4. A device (28) for manufacturing a sleeve body (1) having at least at one open end an outwardly directed circumferential flange (50) and a circular constriction (47) adjoining the same, said device (28) comprising a bottom support (2) for a sleeve body (1), outer segments (4) radially movable inwardly and outwardly and together exhibiting on their inner side the form of the desired constriction (47), inner segments (7) radially movable outwardly and inwardly and having an outer surface (9) at least partly corresponding with the inner surface of the outer segments (4) and driving means (51, 26, 66) for inwardly and outwardly moving the inner- and outer segments (7, 4), characterized by spring means for loading the inner segments (7) by a spring force having an outwardly directed, radial component, which exceeds the force required for radially directed narrowing of the sleeve body (1), but which is smaller than the radially directed force of the driving means (51, 26, 66) urging inwardly the outer segments (4).

5. A device (28) as claimed in claim 4, characterized in that the driving means (51, 26, 66) for the inner segments (7) and the outer segments (4) are designed so as to be able to arrest the inner segments (7) until the outer segments (4) have inwardly moved to an extent such that the outer segments (4), the inner segments (7) and the sleeve body (1) between them join one another in a radial direction and to subsequently displace inwardly simultaneously the inner- and outer segments (7, 4) in a radial direction at the same rate.

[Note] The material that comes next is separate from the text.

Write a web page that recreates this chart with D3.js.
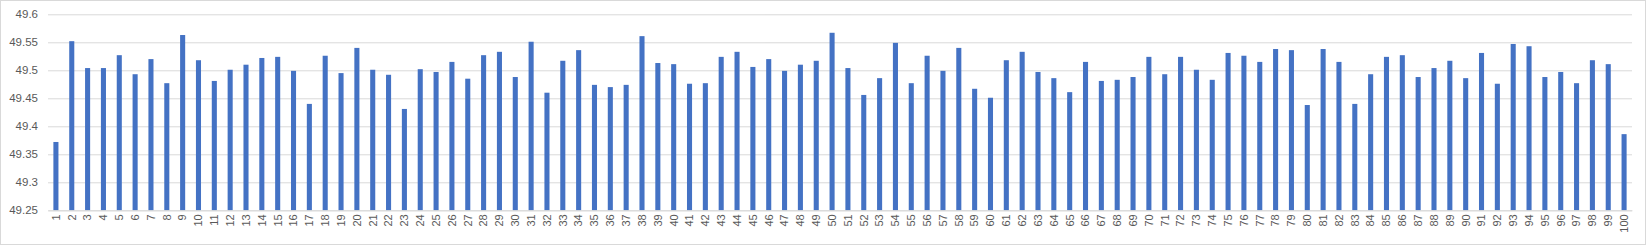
<!DOCTYPE html>
<html>
<head>
<meta charset="utf-8">
<script src="https://cdn.jsdelivr.net/npm/d3@7"></script>
<style>
  body { margin: 0; background: #fff; }
  svg { display: block; }
</style>
</head>
<body>
<svg id="chart"></svg>
<script>
// x categories 1..100
var categories = [];
for (var i = 1; i <= 100; i++) categories.push(String(i));

var values = [
  49.372, 49.552, 49.504, 49.504, 49.527, 49.493, 49.520, 49.477, 49.563, 49.518,
  49.481, 49.501, 49.510, 49.522, 49.524, 49.499, 49.440, 49.526, 49.495, 49.540,
  49.501, 49.492, 49.431, 49.502, 49.497, 49.515, 49.485, 49.527, 49.533, 49.488,
  49.551, 49.460, 49.517, 49.536, 49.474, 49.470, 49.474, 49.561, 49.513, 49.511,
  49.476, 49.477, 49.524, 49.533, 49.506, 49.520, 49.499, 49.510, 49.517, 49.567,
  49.504, 49.456, 49.486, 49.549, 49.477, 49.526, 49.499, 49.540, 49.467, 49.451,
  49.518, 49.533, 49.497, 49.486, 49.461, 49.515, 49.481, 49.483, 49.488, 49.524,
  49.493, 49.524, 49.501, 49.483, 49.531, 49.526, 49.515, 49.538, 49.536, 49.438,
  49.538, 49.515, 49.440, 49.493, 49.524, 49.527, 49.488, 49.504, 49.517, 49.486,
  49.531, 49.476, 49.547, 49.543, 49.488, 49.497, 49.477, 49.518, 49.511, 49.386
];

var yTicks = [49.25, 49.3, 49.35, 49.4, 49.45, 49.5, 49.55, 49.6];

function drawBarChart() {
  var width = 1646, height = 245;
  var margin = {top: 14.3, right: 14, bottom: 34.7, left: 48};
  var w = width - margin.left - margin.right;
  var h = height - margin.top - margin.bottom;

  var svg = d3.select('#chart')
      .attr('width', width)
      .attr('height', height);

  // outer chart border
  svg.append('rect')
      .attr('x', 0.5).attr('y', 0.5)
      .attr('width', width - 1).attr('height', height - 1)
      .attr('fill', '#fff')
      .attr('stroke', '#d9d9d9');

  var g = svg.append('g')
      .attr('transform', 'translate(' + margin.left + ',' + margin.top + ')');

  var x = d3.scaleBand()
      .domain(categories)
      .range([0, w])
      .paddingInner(0.68)
      .paddingOuter(0.34);

  var y = d3.scaleLinear()
      .domain([49.25, 49.6])
      .range([h, 0]);

  // gridlines + y labels
  var yAxis = g.append('g')
      .call(d3.axisLeft(y).tickValues(yTicks).tickSize(-w).tickPadding(10)
            .tickFormat(function(d) { return d3.format('')(+d.toFixed(2)); }));
  yAxis.select('.domain').remove();
  yAxis.selectAll('.tick line').attr('stroke', '#d9d9d9');
  yAxis.selectAll('.tick text')
      .attr('fill', '#595959')
      .style('font-family', 'Liberation Sans, Arial, sans-serif')
      .style('font-size', '11.5px');

  g.selectAll('.bar')
      .data(values)
      .enter().append('rect')
      .attr('class', 'bar')
      .attr('x', function(d, i) { return x(categories[i]); })
      .attr('width', x.bandwidth())
      .attr('y', function(d) { return y(d); })
      .attr('height', function(d) { return h - y(d); })
      .attr('fill', '#4472c4');

  // x axis
  var xAxis = g.append('g')
      .attr('transform', 'translate(0,' + h + ')')
      .call(d3.axisBottom(x).tickSize(0).tickPadding(0));
  xAxis.select('.domain').attr('stroke', '#d9d9d9');
  xAxis.selectAll('.tick text')
      .attr('fill', '#595959')
      .style('font-family', 'Liberation Sans, Arial, sans-serif')
      .style('font-size', '11px')
      .attr('text-anchor', 'end')
      .attr('transform', 'translate(0,4) rotate(-90)')
      .attr('x', 0).attr('y', 0)
      .attr('dy', '0.35em');
}

drawBarChart();
</script>
</body>
</html>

6. A device (28) as claimed in claim 4 or 5, characterized in that an annular element (11) accurately fitting in an open end of a non- deformed sleeve body (1) is displaceable between a position in which it extends in the sleeve body (1) and a position in which it is removed therefrom.

7. A device (28) as claimed in claim 4 or 5, characterized in that the inner segments (7) are united to form tightening pincers.

8. A device (28) as claimed in claim 6, characterized in that the annular element (11) has a freely protruding head face located in a radial plane.

9. A device (28) as claimed in claims 6 to 8, characterized in that the annular element (11) can be loaded towards the outer segments (4) by the intermediary of a compression spring (74).